23rd Oct 2013 08:36
LONDON (Alliance News) - Deltex Medical Group PLC Wednesday said it has established a third dedicated trainer account in the US, as another hospital agreed to implement its oesophageal doppler monitoring technology, and it expects further deals in coming months, while the US regulator approved marketing of its CardioQ-ODM+ monitor in the US.
The new US hospital is one of two that agreed to adopt the doppler technology earlier in the year, it said.
The company appoints dedicated clinical trainers to support implementation of the technology. It said the trainer is now in place and the hospital will initially focus on the highest risk surgical patients, estimated at 60 per month, with a view to expanding it to all major and high risk surgery in future phases.
"This is the third dedicated trainer account we have established in the USA and comes after a period in which we have seen the strong expansion in the pipeline of US hospitals considering broad and deep adoption of oesophageal doppler monitoring," Deltex Chief Executive Ewan Phillips said in a statement.
"We expect to announce further expansion of the Deltex dedicated trainer programme in the coming months as more hospitals move from evaluation and early implementation towards wide-scale implementation of oesophageal doppler monitoring," he added.
No financial details were provided.
Deltex claims oesophageal doppler monitoring is the only therapy to measure blood flow in the central circulation in real time.

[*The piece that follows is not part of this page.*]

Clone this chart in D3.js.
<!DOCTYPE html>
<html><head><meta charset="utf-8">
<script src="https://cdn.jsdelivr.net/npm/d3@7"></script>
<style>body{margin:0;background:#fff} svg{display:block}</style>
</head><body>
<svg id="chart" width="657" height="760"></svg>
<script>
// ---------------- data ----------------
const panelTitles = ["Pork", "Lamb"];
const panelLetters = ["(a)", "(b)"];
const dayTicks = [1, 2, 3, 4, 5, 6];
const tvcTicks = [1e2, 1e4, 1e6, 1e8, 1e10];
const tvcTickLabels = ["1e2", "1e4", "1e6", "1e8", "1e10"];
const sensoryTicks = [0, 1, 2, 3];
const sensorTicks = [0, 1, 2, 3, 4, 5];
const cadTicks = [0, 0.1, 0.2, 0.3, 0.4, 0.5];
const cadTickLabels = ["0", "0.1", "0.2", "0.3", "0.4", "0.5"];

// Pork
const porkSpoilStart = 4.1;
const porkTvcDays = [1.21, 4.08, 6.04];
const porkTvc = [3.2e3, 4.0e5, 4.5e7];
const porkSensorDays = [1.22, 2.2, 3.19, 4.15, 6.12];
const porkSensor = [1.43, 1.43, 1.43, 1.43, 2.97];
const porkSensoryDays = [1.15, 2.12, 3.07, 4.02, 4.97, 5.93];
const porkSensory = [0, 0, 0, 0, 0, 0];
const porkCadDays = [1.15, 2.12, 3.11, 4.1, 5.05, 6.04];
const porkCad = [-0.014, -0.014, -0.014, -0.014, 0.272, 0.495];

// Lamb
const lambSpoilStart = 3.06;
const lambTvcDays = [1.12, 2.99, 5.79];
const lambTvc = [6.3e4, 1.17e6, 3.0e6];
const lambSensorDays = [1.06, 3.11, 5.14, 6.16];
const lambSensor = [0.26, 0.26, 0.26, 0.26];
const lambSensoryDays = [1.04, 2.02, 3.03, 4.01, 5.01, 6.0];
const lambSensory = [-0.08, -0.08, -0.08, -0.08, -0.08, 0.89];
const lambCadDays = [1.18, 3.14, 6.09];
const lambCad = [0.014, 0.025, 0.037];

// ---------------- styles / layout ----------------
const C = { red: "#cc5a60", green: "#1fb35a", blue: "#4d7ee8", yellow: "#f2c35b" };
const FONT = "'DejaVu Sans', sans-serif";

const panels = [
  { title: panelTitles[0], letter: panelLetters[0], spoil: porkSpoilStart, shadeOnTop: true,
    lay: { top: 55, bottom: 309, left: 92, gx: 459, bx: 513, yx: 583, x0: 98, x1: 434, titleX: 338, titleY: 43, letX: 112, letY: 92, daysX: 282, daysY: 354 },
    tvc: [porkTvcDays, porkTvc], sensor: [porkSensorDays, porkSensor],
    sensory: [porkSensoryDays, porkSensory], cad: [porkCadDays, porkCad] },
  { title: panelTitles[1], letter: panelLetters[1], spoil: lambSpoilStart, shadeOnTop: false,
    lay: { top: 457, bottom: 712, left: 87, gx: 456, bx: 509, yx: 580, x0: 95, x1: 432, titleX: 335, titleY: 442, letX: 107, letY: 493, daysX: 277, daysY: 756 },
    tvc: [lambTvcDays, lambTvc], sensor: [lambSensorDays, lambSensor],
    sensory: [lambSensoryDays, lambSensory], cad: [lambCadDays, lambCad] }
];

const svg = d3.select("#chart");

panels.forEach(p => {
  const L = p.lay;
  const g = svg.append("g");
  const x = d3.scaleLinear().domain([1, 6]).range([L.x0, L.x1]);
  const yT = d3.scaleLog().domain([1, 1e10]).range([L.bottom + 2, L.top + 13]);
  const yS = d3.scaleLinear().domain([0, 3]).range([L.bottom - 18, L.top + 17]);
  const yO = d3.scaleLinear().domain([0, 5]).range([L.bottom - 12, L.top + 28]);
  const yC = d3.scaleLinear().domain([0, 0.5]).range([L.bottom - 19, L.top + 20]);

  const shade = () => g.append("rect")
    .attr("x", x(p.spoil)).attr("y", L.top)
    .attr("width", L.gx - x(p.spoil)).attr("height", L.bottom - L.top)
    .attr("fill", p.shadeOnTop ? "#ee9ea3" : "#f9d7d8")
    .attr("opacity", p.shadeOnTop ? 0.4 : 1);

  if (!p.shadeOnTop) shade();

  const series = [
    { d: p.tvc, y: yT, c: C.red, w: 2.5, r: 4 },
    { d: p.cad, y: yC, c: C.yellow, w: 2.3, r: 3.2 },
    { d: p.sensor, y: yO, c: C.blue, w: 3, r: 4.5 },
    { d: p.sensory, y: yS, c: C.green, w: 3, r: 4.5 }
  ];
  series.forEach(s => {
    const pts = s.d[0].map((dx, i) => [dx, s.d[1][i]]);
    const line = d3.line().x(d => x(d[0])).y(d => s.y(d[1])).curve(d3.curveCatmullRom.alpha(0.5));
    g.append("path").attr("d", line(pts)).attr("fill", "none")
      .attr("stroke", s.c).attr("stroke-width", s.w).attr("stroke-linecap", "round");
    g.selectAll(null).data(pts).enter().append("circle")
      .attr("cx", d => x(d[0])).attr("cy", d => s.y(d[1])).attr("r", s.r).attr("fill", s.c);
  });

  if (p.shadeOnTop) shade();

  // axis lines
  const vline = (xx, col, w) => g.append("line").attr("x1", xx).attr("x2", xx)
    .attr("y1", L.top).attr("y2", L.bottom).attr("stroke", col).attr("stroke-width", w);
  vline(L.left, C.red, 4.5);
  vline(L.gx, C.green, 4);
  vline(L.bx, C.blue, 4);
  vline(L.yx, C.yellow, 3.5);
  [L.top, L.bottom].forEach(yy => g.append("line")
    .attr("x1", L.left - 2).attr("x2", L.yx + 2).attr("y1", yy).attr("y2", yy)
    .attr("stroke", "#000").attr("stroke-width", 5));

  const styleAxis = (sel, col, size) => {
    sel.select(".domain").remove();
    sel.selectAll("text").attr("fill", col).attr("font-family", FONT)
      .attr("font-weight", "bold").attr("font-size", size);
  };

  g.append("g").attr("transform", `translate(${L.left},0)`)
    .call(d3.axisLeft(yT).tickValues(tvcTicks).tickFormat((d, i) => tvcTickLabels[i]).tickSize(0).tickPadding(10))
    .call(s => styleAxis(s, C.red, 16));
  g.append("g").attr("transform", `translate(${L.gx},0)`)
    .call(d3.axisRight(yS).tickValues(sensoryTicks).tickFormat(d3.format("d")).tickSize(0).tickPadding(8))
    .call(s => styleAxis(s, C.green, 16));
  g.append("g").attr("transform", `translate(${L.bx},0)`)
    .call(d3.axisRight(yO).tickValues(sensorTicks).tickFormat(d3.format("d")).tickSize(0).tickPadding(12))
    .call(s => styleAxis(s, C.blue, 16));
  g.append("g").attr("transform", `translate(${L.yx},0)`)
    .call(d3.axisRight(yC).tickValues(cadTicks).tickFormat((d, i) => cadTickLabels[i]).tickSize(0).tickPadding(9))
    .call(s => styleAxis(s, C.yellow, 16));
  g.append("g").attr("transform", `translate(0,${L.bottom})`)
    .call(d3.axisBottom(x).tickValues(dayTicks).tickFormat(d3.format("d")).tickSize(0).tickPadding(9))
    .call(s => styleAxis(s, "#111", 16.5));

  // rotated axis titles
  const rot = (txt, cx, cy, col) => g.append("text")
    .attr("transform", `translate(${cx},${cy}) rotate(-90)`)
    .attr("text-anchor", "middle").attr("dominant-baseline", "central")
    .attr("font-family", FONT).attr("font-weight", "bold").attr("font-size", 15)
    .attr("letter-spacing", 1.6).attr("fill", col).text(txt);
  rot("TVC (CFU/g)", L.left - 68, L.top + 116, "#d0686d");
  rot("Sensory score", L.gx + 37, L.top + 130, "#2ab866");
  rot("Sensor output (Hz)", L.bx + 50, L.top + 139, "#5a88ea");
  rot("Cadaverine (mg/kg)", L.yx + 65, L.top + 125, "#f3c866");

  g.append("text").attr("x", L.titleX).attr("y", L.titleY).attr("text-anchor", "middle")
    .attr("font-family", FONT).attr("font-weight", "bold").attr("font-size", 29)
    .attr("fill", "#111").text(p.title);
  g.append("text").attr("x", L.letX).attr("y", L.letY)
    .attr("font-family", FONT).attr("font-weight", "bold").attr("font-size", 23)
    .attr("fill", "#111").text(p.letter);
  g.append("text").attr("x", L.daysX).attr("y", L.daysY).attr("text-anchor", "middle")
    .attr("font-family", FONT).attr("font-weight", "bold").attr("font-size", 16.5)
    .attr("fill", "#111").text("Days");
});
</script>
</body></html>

Randomised, controlled trials using doppler have demonstrated that early fluid management intervention will reduce post-operative complications, reduce intensive care admissions, and reduce the length of hospital stay, it says.

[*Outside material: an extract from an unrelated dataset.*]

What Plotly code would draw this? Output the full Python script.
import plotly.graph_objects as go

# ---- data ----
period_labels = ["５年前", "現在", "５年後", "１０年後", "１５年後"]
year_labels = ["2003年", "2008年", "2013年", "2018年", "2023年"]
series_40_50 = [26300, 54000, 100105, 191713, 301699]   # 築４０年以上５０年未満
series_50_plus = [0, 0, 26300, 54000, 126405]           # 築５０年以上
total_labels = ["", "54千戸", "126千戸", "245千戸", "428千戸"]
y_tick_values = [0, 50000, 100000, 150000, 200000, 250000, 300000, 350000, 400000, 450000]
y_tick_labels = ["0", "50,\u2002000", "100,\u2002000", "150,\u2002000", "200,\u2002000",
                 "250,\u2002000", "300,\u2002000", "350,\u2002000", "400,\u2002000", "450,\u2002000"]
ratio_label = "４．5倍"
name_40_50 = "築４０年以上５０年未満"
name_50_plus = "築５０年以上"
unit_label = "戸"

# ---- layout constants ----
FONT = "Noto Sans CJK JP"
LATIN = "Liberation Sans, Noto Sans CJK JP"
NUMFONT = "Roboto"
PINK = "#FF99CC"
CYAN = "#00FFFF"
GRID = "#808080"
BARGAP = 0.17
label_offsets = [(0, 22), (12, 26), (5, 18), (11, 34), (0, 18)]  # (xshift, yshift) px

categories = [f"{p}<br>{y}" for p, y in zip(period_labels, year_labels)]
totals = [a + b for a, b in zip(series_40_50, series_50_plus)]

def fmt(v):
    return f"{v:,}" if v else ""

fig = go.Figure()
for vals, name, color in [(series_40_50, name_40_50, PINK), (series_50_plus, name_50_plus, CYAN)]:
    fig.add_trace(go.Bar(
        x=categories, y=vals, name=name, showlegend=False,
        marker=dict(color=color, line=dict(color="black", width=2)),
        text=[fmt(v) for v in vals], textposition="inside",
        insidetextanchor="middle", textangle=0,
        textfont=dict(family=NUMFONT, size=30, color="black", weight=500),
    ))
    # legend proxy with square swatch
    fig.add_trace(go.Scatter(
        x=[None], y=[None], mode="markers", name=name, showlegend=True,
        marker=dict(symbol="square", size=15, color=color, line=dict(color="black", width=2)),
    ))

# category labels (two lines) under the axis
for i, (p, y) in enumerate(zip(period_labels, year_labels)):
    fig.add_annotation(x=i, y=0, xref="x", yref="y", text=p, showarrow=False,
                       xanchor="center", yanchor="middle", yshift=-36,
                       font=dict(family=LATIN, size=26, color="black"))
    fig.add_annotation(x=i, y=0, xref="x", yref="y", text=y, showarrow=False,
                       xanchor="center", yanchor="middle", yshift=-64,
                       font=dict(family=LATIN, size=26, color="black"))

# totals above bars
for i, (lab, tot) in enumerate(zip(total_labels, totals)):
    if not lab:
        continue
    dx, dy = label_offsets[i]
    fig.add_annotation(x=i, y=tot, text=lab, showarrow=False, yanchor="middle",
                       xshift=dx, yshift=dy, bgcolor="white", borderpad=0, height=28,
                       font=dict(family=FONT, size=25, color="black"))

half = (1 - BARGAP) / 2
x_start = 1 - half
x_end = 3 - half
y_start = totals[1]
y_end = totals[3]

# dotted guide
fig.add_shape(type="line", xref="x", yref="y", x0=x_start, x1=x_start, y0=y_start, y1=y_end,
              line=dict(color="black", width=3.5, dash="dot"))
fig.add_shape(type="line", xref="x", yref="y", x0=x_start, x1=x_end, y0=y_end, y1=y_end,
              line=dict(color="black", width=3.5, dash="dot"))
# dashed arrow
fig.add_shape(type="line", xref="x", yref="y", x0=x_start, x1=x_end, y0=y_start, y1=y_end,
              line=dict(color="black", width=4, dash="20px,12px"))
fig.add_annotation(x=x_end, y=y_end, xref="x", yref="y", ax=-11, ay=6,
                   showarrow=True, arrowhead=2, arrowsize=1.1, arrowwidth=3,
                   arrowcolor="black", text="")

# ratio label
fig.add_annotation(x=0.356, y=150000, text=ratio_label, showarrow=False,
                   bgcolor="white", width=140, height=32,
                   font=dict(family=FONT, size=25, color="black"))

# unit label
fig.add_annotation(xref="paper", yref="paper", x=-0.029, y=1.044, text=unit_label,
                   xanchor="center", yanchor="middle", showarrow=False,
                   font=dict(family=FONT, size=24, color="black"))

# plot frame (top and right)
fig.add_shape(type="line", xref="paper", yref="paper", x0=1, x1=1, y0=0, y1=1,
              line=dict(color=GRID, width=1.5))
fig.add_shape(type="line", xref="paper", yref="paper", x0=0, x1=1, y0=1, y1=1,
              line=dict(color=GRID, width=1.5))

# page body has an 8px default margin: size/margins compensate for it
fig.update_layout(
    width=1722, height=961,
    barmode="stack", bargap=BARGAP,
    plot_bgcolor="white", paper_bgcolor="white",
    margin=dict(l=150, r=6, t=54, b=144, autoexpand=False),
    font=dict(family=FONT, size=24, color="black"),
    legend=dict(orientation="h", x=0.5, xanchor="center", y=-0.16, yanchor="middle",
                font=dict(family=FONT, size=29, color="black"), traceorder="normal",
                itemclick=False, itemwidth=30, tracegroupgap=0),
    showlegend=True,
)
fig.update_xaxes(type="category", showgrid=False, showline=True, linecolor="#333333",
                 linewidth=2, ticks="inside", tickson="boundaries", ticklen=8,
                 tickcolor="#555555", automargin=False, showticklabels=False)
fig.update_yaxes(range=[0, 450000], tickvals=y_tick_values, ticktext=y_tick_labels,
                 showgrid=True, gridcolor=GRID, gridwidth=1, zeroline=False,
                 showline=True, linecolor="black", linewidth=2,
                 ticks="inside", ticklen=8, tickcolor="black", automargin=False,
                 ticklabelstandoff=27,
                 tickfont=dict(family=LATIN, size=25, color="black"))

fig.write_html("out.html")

Separately, the company also said it would launch its CardioQ-ODM+ monitor in the US immediately after the US Food and Drug administration approved marketing of the second generation of its cardiac response monitors. Deltex had built up stocks of the product in anticipation of getting the approval, and expects the stocks to have been installed within three months and is now building a second batch. It was launched in Europe in 2012 and has become the company's best-selling monitoring product.
It said initial installations in the US will include monitors with a sales value of over GBP500,000. Similar deals have previously involved hospitals taking title to the monitors in return for providing research services and have been accounted for as sales on a barter basis with the costs carried forward and written off as the research is completed, the company said. However, this time it intends to keep ownership of the monitors and won't count installation a sales or carry forward or amortise the costs of the research.
"With a strong foothold already in the US via our first generation of monitors, we are confident in our ability to continue to grow our US hospital base and recurring probe related revenue," Phillips said.
The CardioQ-ODM has two distinct established clinical applications: firstly, to guide fluid management during surgery and secondly, to monitor cardiac output in critical care settings, the company says.
Deltex shares were up 6.6% at 16.385 pence early Wednesday.